Saturday's fire ripped through a Southside home on Kelsey Island Drive, burning it down to its foundation and nearly everything inside.

When JFRD arrived, the fire wasn't the only obstacle to overcome.

A valve on the nearest fire hydrant, located just a few houses down, was turned off, according to JEA. JFRD crews had to run a hose from a hydrant located on the other side of the block.

Many neighbors are now worried about the safety of their own homes.

"It kind of gave me a knot in my stomach when I saw that," said Mike Russell.

JEA crews didn't waste time Monday making sure the dozens of other hydrants in the Southside neighborhood are operational. Action News saw multiple JEA trucks out performing tests.

Action News obtained documents from JEA detailing hundreds of faulty fire hydrants located in just about every neighborhood across the city of Jacksonville.

We found 534 are deemed deficient -- and that's just the ones JEA knows about.

Tom Francis with JFRD said there are some communities in Mandarin and the Northside without any hydrants at all.

"When we know historically that there is a geographic area of town that does not have hydrants, we have tankers that are strategically positioned to provide that particular source," said Francis.
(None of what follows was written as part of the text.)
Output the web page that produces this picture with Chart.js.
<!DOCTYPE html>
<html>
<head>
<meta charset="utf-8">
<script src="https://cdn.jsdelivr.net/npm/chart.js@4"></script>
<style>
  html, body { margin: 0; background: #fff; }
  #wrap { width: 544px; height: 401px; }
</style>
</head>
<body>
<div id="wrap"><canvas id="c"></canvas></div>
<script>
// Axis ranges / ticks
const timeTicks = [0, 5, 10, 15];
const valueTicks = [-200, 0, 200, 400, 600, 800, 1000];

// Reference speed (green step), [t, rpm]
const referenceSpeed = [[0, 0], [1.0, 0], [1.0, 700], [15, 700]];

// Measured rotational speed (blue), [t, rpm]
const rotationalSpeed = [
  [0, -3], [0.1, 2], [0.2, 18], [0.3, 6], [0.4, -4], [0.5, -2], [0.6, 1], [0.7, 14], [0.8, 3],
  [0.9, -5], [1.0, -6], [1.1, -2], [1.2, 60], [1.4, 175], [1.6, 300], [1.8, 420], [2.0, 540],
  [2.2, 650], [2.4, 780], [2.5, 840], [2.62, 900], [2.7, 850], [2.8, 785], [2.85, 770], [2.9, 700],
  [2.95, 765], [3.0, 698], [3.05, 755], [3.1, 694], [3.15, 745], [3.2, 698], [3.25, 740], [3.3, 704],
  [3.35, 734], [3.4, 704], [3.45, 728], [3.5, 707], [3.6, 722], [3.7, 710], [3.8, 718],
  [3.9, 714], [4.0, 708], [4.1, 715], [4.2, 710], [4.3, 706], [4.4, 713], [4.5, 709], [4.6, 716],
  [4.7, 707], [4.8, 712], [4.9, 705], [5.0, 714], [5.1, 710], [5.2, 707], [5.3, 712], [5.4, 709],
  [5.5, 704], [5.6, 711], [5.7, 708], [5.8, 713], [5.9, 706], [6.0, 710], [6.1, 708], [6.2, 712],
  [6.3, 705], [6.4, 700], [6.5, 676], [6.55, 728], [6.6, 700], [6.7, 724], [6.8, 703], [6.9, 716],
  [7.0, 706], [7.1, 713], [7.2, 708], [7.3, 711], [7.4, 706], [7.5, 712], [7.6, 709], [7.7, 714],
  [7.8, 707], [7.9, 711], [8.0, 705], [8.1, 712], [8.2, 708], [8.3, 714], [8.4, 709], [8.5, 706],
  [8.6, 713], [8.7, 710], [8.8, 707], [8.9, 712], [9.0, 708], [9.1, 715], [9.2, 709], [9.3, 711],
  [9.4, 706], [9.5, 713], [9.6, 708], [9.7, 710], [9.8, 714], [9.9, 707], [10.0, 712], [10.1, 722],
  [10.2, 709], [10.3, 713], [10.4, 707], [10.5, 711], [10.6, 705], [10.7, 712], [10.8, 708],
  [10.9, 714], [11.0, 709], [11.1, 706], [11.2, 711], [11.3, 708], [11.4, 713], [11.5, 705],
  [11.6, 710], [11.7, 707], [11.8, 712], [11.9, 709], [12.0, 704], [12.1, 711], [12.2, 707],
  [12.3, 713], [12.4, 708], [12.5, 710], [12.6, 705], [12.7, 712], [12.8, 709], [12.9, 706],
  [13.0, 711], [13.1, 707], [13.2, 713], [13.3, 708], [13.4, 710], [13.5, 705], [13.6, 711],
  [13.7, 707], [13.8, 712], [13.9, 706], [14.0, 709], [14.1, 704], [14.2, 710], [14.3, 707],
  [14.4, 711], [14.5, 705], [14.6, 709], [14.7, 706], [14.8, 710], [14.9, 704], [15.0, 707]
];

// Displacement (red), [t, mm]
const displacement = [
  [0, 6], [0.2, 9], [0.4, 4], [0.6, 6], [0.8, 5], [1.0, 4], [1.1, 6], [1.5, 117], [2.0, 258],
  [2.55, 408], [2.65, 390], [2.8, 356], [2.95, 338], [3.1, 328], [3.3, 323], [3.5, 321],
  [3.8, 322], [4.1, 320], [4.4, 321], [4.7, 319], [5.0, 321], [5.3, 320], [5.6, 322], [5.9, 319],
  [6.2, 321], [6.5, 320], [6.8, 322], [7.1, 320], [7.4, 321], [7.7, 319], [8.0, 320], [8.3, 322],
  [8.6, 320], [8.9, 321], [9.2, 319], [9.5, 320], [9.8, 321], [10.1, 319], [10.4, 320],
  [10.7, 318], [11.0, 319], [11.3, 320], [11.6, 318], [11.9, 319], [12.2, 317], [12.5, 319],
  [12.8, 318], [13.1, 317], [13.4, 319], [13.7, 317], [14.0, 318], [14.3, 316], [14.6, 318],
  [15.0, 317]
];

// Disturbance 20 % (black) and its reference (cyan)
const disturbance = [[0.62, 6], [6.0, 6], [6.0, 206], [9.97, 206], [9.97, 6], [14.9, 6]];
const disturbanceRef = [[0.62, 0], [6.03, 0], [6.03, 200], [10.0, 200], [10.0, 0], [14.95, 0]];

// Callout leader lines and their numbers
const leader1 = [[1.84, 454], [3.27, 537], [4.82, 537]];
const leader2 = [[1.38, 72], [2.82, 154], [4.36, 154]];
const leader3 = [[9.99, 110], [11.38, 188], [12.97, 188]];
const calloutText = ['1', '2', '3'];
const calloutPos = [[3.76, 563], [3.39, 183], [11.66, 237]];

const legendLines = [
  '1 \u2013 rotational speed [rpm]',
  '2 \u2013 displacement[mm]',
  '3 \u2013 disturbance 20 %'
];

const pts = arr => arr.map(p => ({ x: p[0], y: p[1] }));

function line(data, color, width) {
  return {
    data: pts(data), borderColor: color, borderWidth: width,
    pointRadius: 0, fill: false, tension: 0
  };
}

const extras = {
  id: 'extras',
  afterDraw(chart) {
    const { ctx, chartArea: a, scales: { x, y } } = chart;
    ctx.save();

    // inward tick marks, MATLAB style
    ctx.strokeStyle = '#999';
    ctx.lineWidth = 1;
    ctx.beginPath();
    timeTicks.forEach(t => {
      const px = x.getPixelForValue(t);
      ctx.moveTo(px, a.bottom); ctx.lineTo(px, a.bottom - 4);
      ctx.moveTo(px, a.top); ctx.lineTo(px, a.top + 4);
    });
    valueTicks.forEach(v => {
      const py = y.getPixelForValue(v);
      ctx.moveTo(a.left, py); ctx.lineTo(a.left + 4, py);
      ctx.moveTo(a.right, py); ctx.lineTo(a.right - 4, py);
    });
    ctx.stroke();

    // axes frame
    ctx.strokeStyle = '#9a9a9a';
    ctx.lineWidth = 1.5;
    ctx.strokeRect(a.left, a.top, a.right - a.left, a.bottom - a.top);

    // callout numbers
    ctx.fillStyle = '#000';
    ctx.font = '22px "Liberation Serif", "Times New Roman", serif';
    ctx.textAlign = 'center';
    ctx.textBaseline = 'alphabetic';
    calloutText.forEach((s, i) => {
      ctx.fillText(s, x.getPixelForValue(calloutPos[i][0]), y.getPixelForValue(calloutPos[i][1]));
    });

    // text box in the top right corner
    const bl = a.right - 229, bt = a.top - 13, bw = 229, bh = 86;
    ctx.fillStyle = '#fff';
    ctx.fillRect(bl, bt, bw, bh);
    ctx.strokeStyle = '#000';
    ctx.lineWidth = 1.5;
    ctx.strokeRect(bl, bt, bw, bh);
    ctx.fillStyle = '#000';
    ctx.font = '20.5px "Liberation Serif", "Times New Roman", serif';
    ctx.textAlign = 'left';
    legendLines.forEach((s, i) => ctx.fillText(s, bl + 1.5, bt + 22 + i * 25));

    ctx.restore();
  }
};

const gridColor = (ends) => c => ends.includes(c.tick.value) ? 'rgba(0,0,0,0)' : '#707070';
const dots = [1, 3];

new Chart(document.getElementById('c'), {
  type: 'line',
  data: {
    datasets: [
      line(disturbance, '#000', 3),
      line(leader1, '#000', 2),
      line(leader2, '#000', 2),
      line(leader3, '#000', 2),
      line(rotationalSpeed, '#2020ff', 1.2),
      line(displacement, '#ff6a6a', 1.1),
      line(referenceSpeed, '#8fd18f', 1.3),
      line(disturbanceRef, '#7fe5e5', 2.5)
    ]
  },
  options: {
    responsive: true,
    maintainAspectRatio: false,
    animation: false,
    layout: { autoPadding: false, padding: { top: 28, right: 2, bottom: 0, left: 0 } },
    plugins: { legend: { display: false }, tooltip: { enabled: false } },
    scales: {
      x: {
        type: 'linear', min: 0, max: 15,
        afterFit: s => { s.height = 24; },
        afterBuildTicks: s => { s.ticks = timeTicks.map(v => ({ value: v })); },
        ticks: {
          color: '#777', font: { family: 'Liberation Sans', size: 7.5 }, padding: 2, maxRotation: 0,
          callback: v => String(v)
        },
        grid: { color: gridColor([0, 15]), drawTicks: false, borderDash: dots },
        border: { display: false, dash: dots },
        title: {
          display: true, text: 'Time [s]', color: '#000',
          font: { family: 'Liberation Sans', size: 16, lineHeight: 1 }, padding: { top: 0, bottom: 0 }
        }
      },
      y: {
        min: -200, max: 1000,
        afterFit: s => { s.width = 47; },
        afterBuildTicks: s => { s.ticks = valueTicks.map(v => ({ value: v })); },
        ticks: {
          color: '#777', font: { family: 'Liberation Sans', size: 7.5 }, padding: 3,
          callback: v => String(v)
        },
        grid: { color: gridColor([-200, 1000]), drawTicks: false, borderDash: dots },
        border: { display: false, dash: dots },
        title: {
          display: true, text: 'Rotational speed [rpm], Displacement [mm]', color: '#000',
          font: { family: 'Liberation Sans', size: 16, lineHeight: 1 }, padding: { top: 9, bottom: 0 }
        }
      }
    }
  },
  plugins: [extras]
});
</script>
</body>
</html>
As a displaced family prepares to rebuild, JEA has a plenty of work ahead to ensure the long list of faulty hydrants gets fixed before the next emergency strikes.

JFRD is responsible for checking each hydrant annually; if a problem is discovered, the department passes it on to JEA for repairs.
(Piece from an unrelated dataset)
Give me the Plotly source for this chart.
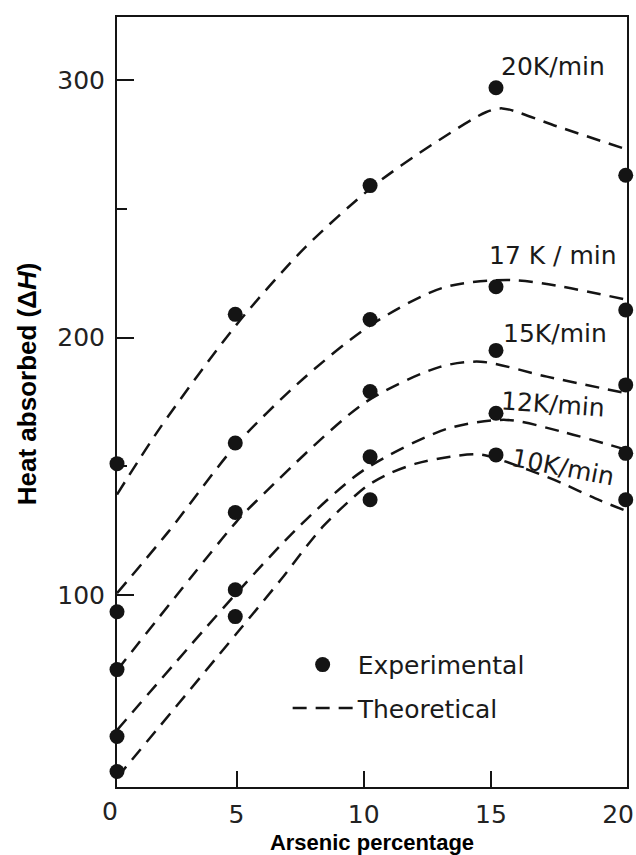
import plotly.graph_objects as go

# ---------------- data ----------------
x_exp = [0.3, 4.95, 10.25, 15.2, 20.3]          # arsenic percentage of the measured samples
exp_20 = [151, 209, 259, 297, 263]
exp_17 = [93.5, 159, 207, 219.7, 210.7]
exp_15 = [71, 132, 179, 195, 181.6]
exp_12 = [45, 102, 153.7, 170.6, 155]
exp_10 = [31.4, 91.6, 137, 154.4, 137]

th20_x = [0.3, 2.0, 5.0, 7.7, 10.4, 12.7, 14.8, 15.45, 17.6, 20.35]
th20_y = [139, 165, 205, 235, 259, 275, 287.5, 289, 282, 273]
th17_x = [0.3, 2.3, 5.0, 7.6, 10.3, 13.1, 15.9, 20.35]
th17_y = [100.7, 124.3, 158.5, 183.8, 205, 219.3, 222.3, 214.6]
th15_x = [0.3, 5.0, 5.75, 10.0, 13.0, 14.6, 17.2, 20.35]
th15_y = [70.7, 128.5, 136.2, 174.4, 188.6, 190.6, 184.8, 178.3]
th12_x = [0.3, 5.0, 7.5, 10.0, 13.26, 15.6, 17.8, 20.35]
th12_y = [47.5, 100.7, 127, 148.5, 164.5, 168, 163.4, 156.3]
th10_x = [0.3, 5.0, 6.73, 8.4, 10.1, 11.04, 12.09, 13.4, 14.6, 16.5, 17.8, 19.1, 20.35]
th10_y = [29, 85, 105.8, 126.6, 142.1, 147.3, 151.1, 153.7, 154.5, 148.5, 143.4, 137.5, 132.5]

series_labels = ["20K/min", "17 K / min", "15K/min", "12K/min", "10K/min"]
x_ticks = [5, 10, 15, 20]
y_ticks = [100, 200, 300]

# label placement (style, not data)
label_pos = [(17.44, 305.4, 0), (17.45, 232.0, 0), (17.5, 201.7, 0),
             (17.45, 173.8, 4), (17.85, 149.5, 11)]

INK = "#141414"
TICK_FONT = dict(family="DejaVu Sans", size=25, color="#222222")
LBL_FONT = dict(family="DejaVu Sans", size=25, color="#1a1a1a")
TITLE_FONT = dict(family="Liberation Sans, Arial", size=22, color="#000000")

fig = go.Figure()

exp_sets = [exp_20, exp_17, exp_15, exp_12, exp_10]
th_sets = [(th20_x, th20_y), (th17_x, th17_y), (th15_x, th15_y),
           (th12_x, th12_y), (th10_x, th10_y)]

for i, (tx, ty) in enumerate(th_sets):
    fig.add_trace(go.Scatter(
        x=tx, y=ty, mode="lines", name="Theoretical",
        legendgroup="theo", legendrank=2, showlegend=(i == 0),
        line=dict(color=INK, width=2.5, dash="14px,9px", shape="spline", smoothing=0.8),
        cliponaxis=False, hoverinfo="skip"))

for i, ys in enumerate(exp_sets):
    fig.add_trace(go.Scatter(
        x=x_exp, y=ys, mode="markers", name="Experimental",
        legendgroup="exp", legendrank=1, showlegend=(i == 0),
        marker=dict(color=INK, size=15, line=dict(width=0)),
        cliponaxis=False))

for text, (lx, ly, ang) in zip(series_labels, label_pos):
    fig.add_annotation(x=lx, y=ly, xref="x", yref="y", text=text, showarrow=False,
                       textangle=ang, font=LBL_FONT, xanchor="center", yanchor="middle")

# "0" label of the x axis (origin lies just left of the axis line)
fig.add_annotation(x=-0.0137, y=0, xref="paper", yref="paper", text="0", showarrow=False,
                   font=TICK_FONT, xanchor="center", yanchor="middle", yshift=-24)

# y-axis title
fig.add_annotation(x=-0.176, y=0.5234, xref="paper", yref="paper",
                   text="<b>Heat absorbed (Δ<i>H</i>)</b>", showarrow=False,
                   textangle=-90, font=dict(family="Liberation Sans, Arial", size=26, color="#000"),
                   xanchor="center", yanchor="middle")

fig.update_xaxes(
    range=[0.3, 20.35], tickvals=x_ticks, ticktext=[str(v) for v in x_ticks],
    ticks="", showgrid=False, zeroline=False, automargin=False,
    showline=True, linecolor=INK, linewidth=2, mirror=True,
    tickfont=TICK_FONT, ticklabelstandoff=4,
    minor=dict(tickvals=[5, 10, 15], ticks="inside", ticklen=16, tickwidth=2, tickcolor=INK),
    title=dict(text="<b>Arsenic percentage</b>", font=TITLE_FONT, standoff=10))

fig.update_yaxes(
    range=[25.4, 324.5], tickvals=y_ticks, ticktext=[str(v) for v in y_ticks],
    ticks="inside", ticklen=17, tickwidth=2, tickcolor=INK,
    showgrid=False, zeroline=False, automargin=False,
    showline=True, linecolor=INK, linewidth=2, mirror=True,
    tickfont=TICK_FONT, ticklabelstandoff=5,
    minor=dict(tickvals=[150, 250], ticks="inside", ticklen=10, tickwidth=2, tickcolor=INK))

fig.update_layout(
    width=636, height=855,
    margin=dict(l=117, r=9, t=17, b=68),
    plot_bgcolor="white", paper_bgcolor="white",
    showlegend=True,
    legend=dict(x=0.3346, y=0.1885, xanchor="left", yanchor="top",
                font=dict(family="DejaVu Sans", size=25, color="#1a1a1a"),
                itemwidth=60, traceorder="grouped", tracegroupgap=8,
                bgcolor="rgba(0,0,0,0)", borderwidth=0),
)

fig.write_html("out.html")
"We would be a very ineffective fire department if we relied exclusively on hydrants in order to get the job done, which is why we show up routinely at every event with hundreds and hundreds of gallons of water ready to do what needs to be done," said Francis.

Francis said the first engine arrived within eight minutes of the call, but he doesn't think the dried-up hydrant affected the outcome.

"This particular structure was fully involved, to the extent where it could have been surrounded with hydrants (and) it wouldn't have made a difference," said Francis. "There really wasn't too much that could've been done."